ERLANG_NODE_ARG=ej1@ej1container ejabberdctl join_cluster [email protected] ** System NOT running to use fully qualified hostnames **
Right, you used the erlang short node name ej1container, so you cannot later use a long node name like sub.domains
Either use:
ERLANG_NODE_ARG=ej1@ej1container ejabberdctl join_cluster ej1@ej1container
If you use this in different machines, make sure the second one knows where to find ej1container (by adding it to /etc/hosts for example)
Or use:
[email protected] ejabberdctl join_cluster [email protected]
In that case, make sure erlang can know what does ej1container.domain.com point to.
Thank you for your reply @badlop . Here is what worked for me to move past the "Failed RPC connection to the node '[email protected]': nodedown" message and get a positive STATUS message.
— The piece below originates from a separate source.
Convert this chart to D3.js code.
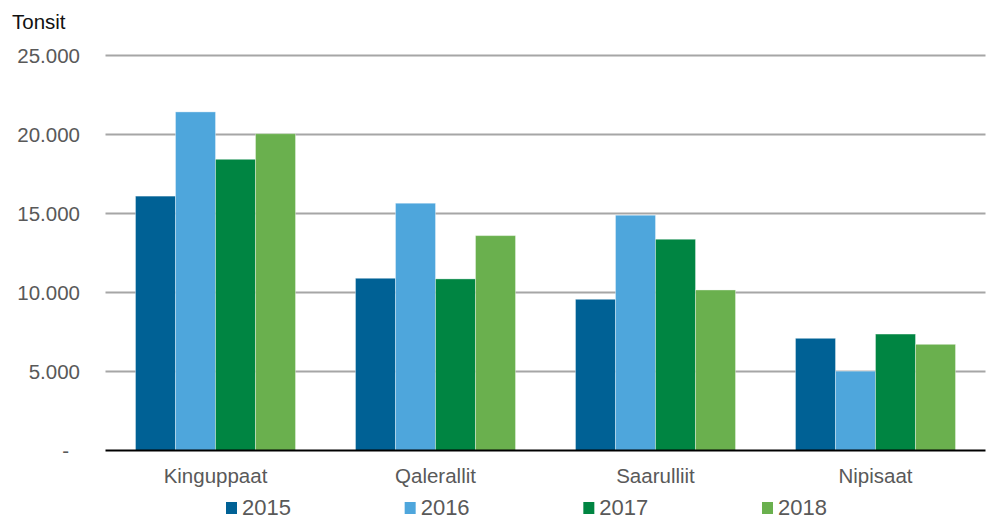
<!DOCTYPE html>
<html>
<head>
<meta charset="utf-8">
<script src="https://cdn.jsdelivr.net/npm/d3@7"></script>
<style>
  html, body { margin: 0; padding: 0; background: #fff; }
  svg { display: block; font-family: "Liberation Sans", Arial, sans-serif; }
</style>
</head>
<body>
<svg id="chart" width="995" height="520"></svg>
<script>
const categories = ["Kinguppaat", "Qalerallit", "Saarulliit", "Nipisaat"];
const years = ["2015", "2016", "2017", "2018"];
const values2015 = [16100, 10900, 9570, 7100];
const values2016 = [21430, 15650, 14890, 5020];
const values2017 = [18430, 10860, 13370, 7370];
const values2018 = [20050, 13600, 10160, 6720];
const seriesValues = [values2015, values2016, values2017, values2018];
const colors = ["#006195", "#4ea6dc", "#008542", "#6ab04e"];
const tickValues = [0, 5000, 10000, 15000, 20000, 25000];
const tickLabels = ["-", "5.000", "10.000", "15.000", "20.000", "25.000"];
const yTitle = "Tonsit";

const svg = d3.select("#chart");
const plotLeft = 105.5, plotRight = 985.5, plotTop = 55.5, plotBottom = 450.5;

const x = d3.scaleBand().domain(categories).range([plotLeft, plotRight])
  .paddingInner(0.2727).paddingOuter(0.13636);
const xi = d3.scaleBand().domain(years).range([0, x.bandwidth()]);
const y = d3.scaleLinear().domain([0, 25000]).range([plotBottom, plotTop]);

// gridlines
svg.append("g").selectAll("line").data(tickValues.filter(d => d > 0)).join("line")
  .attr("x1", plotLeft).attr("x2", plotRight)
  .attr("y1", d => y(d)).attr("y2", d => y(d))
  .attr("stroke", "#a6a6a6").attr("stroke-width", 2);

// y tick labels
svg.append("g").selectAll("text").data(tickValues).join("text")
  .attr("x", (d, i) => i === 0 ? 69 : 80)
  .attr("y", d => y(d))
  .attr("dy", "0.36em")
  .attr("text-anchor", "end")
  .attr("font-size", "20.5px")
  .attr("fill", "#595959")
  .text((d, i) => tickLabels[i]);

// title
svg.append("text").attr("x", 12).attr("y", 29)
  .attr("font-size", "20.5px").attr("fill", "#111").text(yTitle);

// bars
const rows = [];
categories.forEach((c, ci) => years.forEach((yr, si) => rows.push({c, yr, si, v: seriesValues[si][ci]})));
svg.append("g").selectAll("rect").data(rows).join("rect")
  .attr("x", d => x(d.c) + xi(d.yr))
  .attr("y", d => y(d.v))
  .attr("width", xi.bandwidth())
  .attr("height", d => y(0) - y(d.v))
  .attr("fill", d => colors[d.si])
  .attr("stroke", "rgba(255,255,255,0.35)")
  .attr("stroke-width", 1);

// x axis line
svg.append("line").attr("x1", plotLeft).attr("x2", plotRight)
  .attr("y1", plotBottom).attr("y2", plotBottom)
  .attr("stroke", "#000").attr("stroke-width", 2);

// category labels
svg.append("g").selectAll("text").data(categories).join("text")
  .attr("x", d => x(d) + x.bandwidth() / 2)
  .attr("y", 482.5)
  .attr("text-anchor", "middle")
  .attr("font-size", "20.5px")
  .attr("fill", "#595959")
  .text(d => d);

// legend
const lg = d3.scalePoint().domain(years).range([226, 762]);
const leg = svg.append("g").selectAll("g").data(years).join("g")
  .attr("transform", d => `translate(${lg(d)},0)`);
leg.append("rect").attr("x", 0).attr("y", 502).attr("width", 11).attr("height", 12)
  .attr("fill", (d, i) => colors[i]);
leg.append("text").attr("x", 16).attr("y", 515)
  .attr("font-size", "22px").attr("fill", "#595959").text(d => d);
</script>
</body>
</html>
In the docker compose file, I used
services:
ejabberd:
image: ejabberd/ecs:24.07
container_name: ejabberd
hostname: subdomain.domain.com
environment:
- CTL_ON_START=status
- ERLANG_COOKIE=[removed]
- [email protected]
However, when I try to connect to [email protected] that's on Server A, from Server B, I get
Error: error
Error: "This node cannot reach that node."
When I
docker exec ejabberd bin/ejabberdctl ping [email protected]
from Server B, I get pang.
When I ping Server A from Server B, I can reach it with no issues.
When I
docker exec -u root ejabberd ping subdomain.domain.com
from server B to Server A, again Server A is reachable.
I feel like I'm missing something here. Again, your help is much appreciated.
Hi @badlop , should I re-submit this issue under the issues of https://github.com/processone/ejabberd/ ? I'm wondering whether that's being more closely monitored and whether the issues with the containers should also be submitted there. Thanks.
This is a problem with that container image, so here seems a good place for the issue.
On the other hand, it may be a problem related to docker and erlang clustering, not only ejabberd, and you may search for related questions outside of ejabberd places.